Recordando que o Conselho Nacional “permitiu-se a dar conforto à Presidente do Partido para continuar a comandar o PAICV” até à realização das eleições, José Manuel Andrade aponta que os subscritores do Manifesto “defenderam e ainda defendem que esse conforto se prolongasse até ao termo do mandato da Presidente que cessa estatutariamente em 2017”.
O que os subscritores do Manifesto pretendem é, garante José Manuel Andrade, no texto publicado no Facebook, “a reavaliação da data da realização das eleições directas, tendo em conta um conjunto de objectivos organizacionais e estratégicos pendentes, para que, de uma forma estatutariamente congruente, para uma nova largada. Proposta que é feita numa perspectiva construtiva, assumindo suas responsabilidades, porque, quanto mais não seja, foi aberto o período eleitoral interno”.
Candidatura à vista?
Até agora a única candidatura conhecida à liderança do PAICV é a de Janira Hopffer Almada que procura renovar o seu mandato à frente do partido. No entanto, o texto de José Manuel Andrade deixa a porta aberta à possibilidade de outra ou outras candidaturas surgirem. “Outrossim, o CN não estabeleceu nenhuma candidatura única. Nem poderia, por não lhe caber. Qualquer militante, desde que cumpra os pressupostos estatutários, pode apresentar-se ao pleito eleitoral como candidato a Presidente do Partido.

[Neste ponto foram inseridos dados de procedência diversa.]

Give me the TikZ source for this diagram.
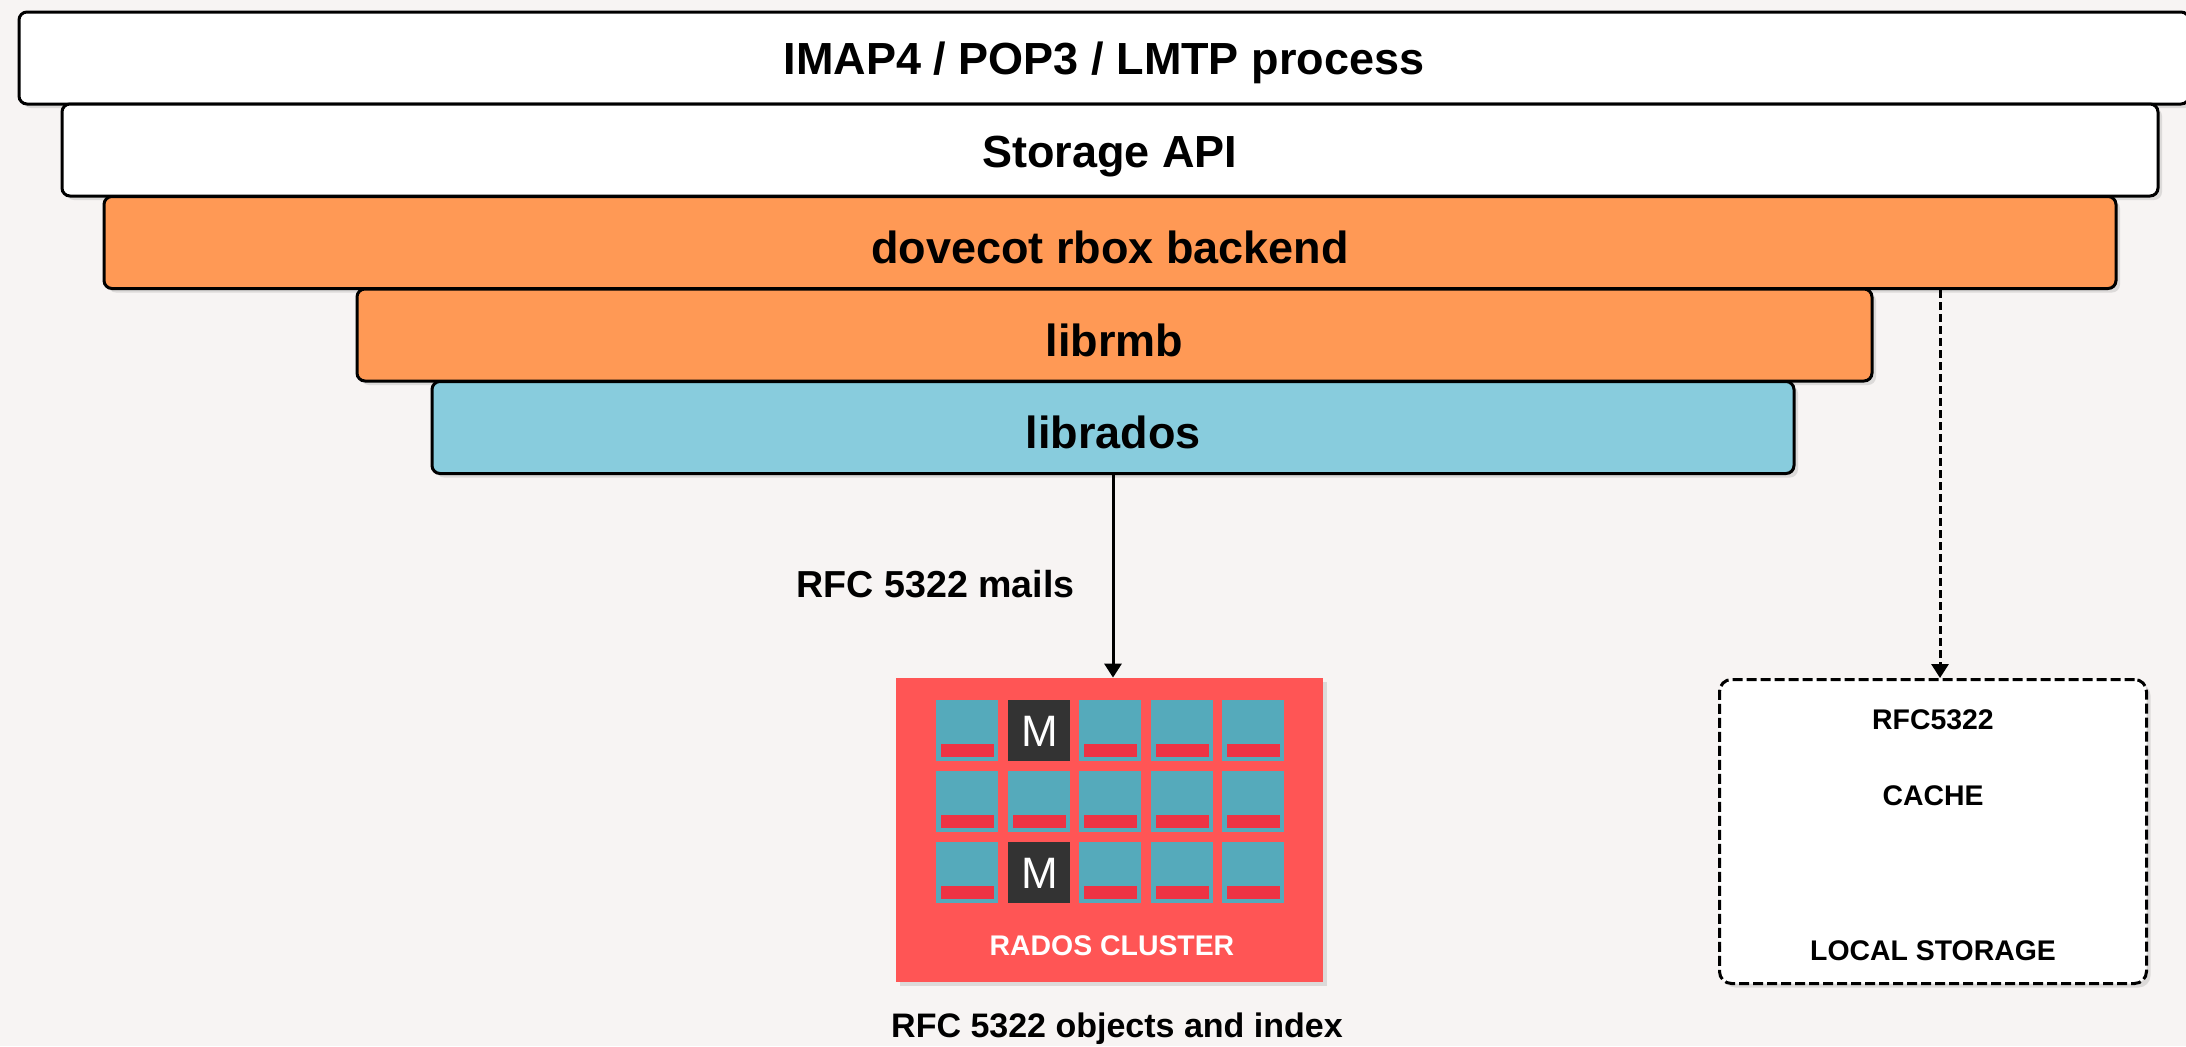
\documentclass[tikz,border=0pt]{standalone}
\usepackage{fontspec}
\setmainfont{Liberation Sans}
\usetikzlibrary{arrows.meta,shadows}
\definecolor{bg}{RGB}{247,244,243}
\definecolor{orng}{RGB}{255,153,85}
\definecolor{lblue}{RGB}{136,204,221}
\definecolor{clred}{RGB}{255,85,85}
\definecolor{tealtile}{RGB}{85,170,187}
\definecolor{barred}{RGB}{238,51,68}
\definecolor{darktile}{RGB}{51,51,51}
\begin{document}
\begin{tikzpicture}[x=0.5pt,y=-0.5pt,
  shadowed/.style={drop shadow={opacity=0.22, shadow xshift=2pt, shadow yshift=-2pt}},
  layer/.style={draw=black, line width=1.5pt, rounded corners=4pt, minimum height=46pt,
    inner sep=0pt, font=\fontsize{22.5}{27}\selectfont\bfseries, text height=16.1pt,
    text depth=0pt, shadowed},
  lowtext/.style={text height=21pt},
  tile/.style={fill=tealtile, minimum width=31pt, minimum height=30.5pt, inner sep=0pt,
    anchor=north west},
  mtile/.style={tile, fill=darktile},
  lbl/.style={inner sep=0pt, font=\fontsize{#1}{#1}\selectfont\bfseries},
  arr/.style={line width=1.5pt, -{Triangle[width=8.5pt,length=7pt]}}
]
\useasboundingbox (0,0) rectangle (2186,1046);
\fill[bg] (0,0) rectangle (2186,1046);

% stacked layers
\node[layer, fill=white, minimum width=1085pt] (imap) at (1104,58) {IMAP4 / POP3 / LMTP process};
\node[layer, fill=white, minimum width=1048pt, text height=17pt] (api) at (1110,150) {Storage API};
\node[layer, lowtext, fill=orng, minimum width=1006pt] (rbox) at (1110,242.5) {dovecot rbox backend};
\node[layer, lowtext, fill=orng, minimum width=757.5pt] (rmb) at (1114.5,335) {librmb};
\node[layer, lowtext, fill=lblue, minimum width=681pt] (rados) at (1113,427.5) {librados};

% rados cluster
\node[fill=clred, minimum width=213.5pt, minimum height=152pt, inner sep=0pt, shadowed] (clus) at (1109.5,830) {};
\foreach \r [count=\ri] in {700,771,842} {
  \foreach \c [count=\ci] in {936,1008,1079,1151,1222} {
    \node[tile] (t\ri\ci) at (\c,\r) {};
    \fill[barred] ([xshift=2.5pt,yshift=2.5pt]t\ri\ci.south west) rectangle ([xshift=-2.5pt,yshift=9pt]t\ri\ci.south east);
  }
}
\node[mtile] (m1) at (1008,700) {};
\node[text=white, font=\fontsize{22}{26}\selectfont, inner sep=0pt] (m1t) at (m1.center) {M};
\node[mtile] (m3) at (1008,842) {};
\node[text=white, font=\fontsize{22}{26}\selectfont, inner sep=0pt] (m3t) at (m3.center) {M};
\node[lbl=14.2, text=white, anchor=base] (clt) at (1112,955) {RADOS CLUSTER};
\node[lbl=17, anchor=base] (objs) at (1117,1037) {RFC 5322 objects and index};

% local storage
\node[draw=black, line width=1.5pt, dash pattern=on 5pt off 2pt, rounded corners=6pt, fill=white,
  minimum width=213.5pt, minimum height=152pt, inner sep=0pt, shadowed] (store) at (1933,831.5) {};
\node[lbl=14.2, anchor=base] (s1) at (1933,729) {RFC5322};
\node[lbl=14.2, anchor=base] (s2) at (1933,805) {CACHE};
\node[lbl=14.2, anchor=base] (s3) at (1933,960) {LOCAL STORAGE};

% connectors
\coordinate (dx) at (1940,500);
\draw[arr] (rados.south) -- (rados.south |- clus.north);
\node[lbl=18.8, anchor=east] (mails) at (1075,584) {RFC 5322 mails};
\draw[arr, dash pattern=on 4pt off 2pt] (rbox.south -| dx) -- (dx |- store.north);
\end{tikzpicture}
\end{document}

Por isso, nas actuais circunstâncias, não se pode defender, senão por tacanheza, que eventual candidatura de um militante, que não seja da actual Presidente, tem cunho delitual. Vale lembrar que a liberdade é um dos princípios caros ao PAICV e enfatizado na sua Declaração de Princípios. Leia-se com atenção e cumpra-se, consequentemente”, aponta, acrescentando de imediato que “as eleições pressupõem haver candidaturas, plurais, concorrentes. Assim, estando aberto o período eleitoral, a consequência imediata e natural desse facto é o surgimento de candidaturas concorrentes que possam oferecer aos militantes um quadro alternativo de escolhas”.